**Problem to solve:** Look through the data below and return each line where "React" appears.

[Figure scripts]
········

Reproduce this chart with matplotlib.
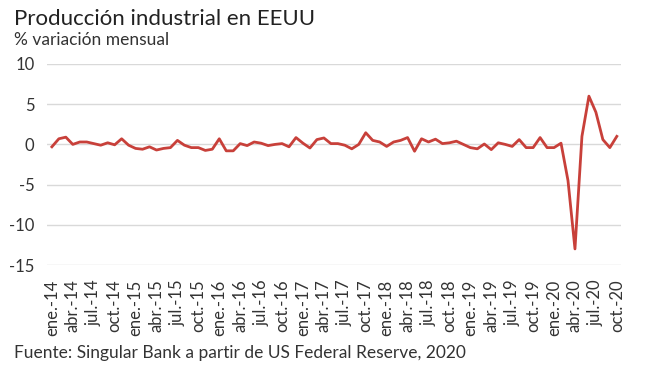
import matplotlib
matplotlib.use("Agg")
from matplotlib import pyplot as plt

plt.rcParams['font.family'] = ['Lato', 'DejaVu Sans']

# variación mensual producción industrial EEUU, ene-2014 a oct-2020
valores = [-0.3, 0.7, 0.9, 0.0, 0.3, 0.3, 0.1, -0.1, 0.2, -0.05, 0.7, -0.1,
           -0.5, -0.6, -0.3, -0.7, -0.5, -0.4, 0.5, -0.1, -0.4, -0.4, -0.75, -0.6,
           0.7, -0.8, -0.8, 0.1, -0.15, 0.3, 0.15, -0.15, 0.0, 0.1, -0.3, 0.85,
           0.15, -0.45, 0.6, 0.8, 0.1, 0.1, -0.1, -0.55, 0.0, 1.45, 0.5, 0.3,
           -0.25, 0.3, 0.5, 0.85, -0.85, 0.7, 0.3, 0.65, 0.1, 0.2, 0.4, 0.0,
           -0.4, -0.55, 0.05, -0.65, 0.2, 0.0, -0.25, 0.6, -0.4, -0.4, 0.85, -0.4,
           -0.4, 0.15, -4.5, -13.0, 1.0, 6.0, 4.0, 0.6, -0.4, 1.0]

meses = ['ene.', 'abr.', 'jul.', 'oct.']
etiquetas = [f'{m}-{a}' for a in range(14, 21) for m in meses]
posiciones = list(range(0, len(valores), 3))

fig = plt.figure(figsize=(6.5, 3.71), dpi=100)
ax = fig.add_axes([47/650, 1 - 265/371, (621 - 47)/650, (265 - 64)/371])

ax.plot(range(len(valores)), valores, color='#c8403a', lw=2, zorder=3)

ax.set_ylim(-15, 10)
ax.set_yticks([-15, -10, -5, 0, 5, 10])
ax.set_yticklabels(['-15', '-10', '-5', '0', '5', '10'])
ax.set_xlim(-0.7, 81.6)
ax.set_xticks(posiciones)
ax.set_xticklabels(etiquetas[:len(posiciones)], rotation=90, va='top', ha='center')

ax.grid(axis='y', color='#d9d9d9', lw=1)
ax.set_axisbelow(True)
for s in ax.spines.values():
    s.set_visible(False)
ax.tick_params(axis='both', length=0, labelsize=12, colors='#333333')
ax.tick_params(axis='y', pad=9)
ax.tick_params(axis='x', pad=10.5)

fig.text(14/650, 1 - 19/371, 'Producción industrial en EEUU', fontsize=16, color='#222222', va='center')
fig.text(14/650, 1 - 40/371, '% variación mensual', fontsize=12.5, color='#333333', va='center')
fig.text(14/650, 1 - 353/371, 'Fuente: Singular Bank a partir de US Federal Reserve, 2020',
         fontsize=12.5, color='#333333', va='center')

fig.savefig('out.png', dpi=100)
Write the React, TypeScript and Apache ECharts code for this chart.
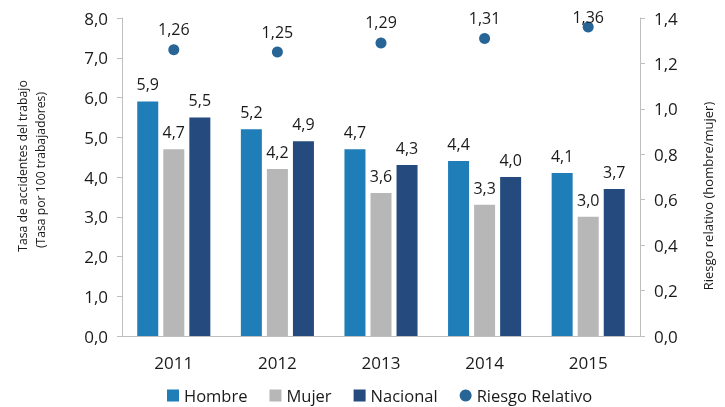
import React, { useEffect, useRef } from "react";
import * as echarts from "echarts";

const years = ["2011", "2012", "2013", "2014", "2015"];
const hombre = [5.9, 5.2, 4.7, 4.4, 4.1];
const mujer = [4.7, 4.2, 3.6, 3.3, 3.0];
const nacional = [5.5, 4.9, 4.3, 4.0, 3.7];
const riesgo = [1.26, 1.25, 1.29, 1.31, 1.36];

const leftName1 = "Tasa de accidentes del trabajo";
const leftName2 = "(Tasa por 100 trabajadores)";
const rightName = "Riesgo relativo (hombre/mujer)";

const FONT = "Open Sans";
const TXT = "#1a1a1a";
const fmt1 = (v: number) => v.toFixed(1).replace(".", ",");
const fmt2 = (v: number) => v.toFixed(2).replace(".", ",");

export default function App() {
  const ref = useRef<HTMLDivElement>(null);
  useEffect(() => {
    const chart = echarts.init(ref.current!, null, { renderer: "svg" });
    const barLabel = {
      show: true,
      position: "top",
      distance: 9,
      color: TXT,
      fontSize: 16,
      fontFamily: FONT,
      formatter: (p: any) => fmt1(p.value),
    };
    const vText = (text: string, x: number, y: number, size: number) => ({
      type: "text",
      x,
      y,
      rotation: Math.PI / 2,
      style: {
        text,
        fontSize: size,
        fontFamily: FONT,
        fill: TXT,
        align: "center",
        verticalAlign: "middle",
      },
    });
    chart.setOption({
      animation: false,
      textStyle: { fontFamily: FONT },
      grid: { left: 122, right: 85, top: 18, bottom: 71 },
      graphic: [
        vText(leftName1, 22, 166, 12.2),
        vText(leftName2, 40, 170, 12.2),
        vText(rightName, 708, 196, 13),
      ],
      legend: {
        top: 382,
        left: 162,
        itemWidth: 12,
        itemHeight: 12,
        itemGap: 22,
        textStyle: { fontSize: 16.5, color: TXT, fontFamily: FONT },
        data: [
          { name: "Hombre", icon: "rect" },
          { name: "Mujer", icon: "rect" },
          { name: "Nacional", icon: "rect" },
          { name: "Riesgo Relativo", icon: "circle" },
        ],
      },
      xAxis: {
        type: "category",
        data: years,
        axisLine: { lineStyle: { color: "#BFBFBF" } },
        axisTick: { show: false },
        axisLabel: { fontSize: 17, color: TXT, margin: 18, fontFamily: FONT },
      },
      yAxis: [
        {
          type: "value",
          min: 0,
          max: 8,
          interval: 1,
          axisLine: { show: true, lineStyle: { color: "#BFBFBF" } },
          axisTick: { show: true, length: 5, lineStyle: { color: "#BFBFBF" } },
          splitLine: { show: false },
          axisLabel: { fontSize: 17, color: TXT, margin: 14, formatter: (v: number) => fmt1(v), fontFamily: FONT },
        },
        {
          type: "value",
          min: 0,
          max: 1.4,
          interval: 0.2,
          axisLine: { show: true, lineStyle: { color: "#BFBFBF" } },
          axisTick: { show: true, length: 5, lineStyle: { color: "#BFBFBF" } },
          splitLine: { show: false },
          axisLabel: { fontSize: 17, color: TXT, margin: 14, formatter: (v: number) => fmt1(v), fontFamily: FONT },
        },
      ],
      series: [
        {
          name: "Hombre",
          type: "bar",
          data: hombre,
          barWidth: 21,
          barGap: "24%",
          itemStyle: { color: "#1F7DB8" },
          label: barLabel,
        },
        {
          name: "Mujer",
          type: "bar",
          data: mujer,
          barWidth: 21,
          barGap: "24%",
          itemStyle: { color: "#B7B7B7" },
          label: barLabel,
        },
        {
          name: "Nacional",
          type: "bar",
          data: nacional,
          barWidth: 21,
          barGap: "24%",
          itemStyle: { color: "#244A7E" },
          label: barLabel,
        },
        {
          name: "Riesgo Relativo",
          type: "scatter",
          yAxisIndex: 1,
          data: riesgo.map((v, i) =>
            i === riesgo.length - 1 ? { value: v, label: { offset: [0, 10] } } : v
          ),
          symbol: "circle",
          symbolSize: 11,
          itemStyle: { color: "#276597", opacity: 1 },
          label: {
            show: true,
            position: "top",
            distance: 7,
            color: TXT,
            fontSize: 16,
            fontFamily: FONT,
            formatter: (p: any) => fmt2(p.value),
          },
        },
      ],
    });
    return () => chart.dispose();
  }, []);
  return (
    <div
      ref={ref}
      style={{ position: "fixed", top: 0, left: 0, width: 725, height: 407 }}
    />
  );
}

········

**Complete response:**
Write the React, TypeScript and Apache ECharts code for this chart.
import React, { useEffect, useRef } from "react";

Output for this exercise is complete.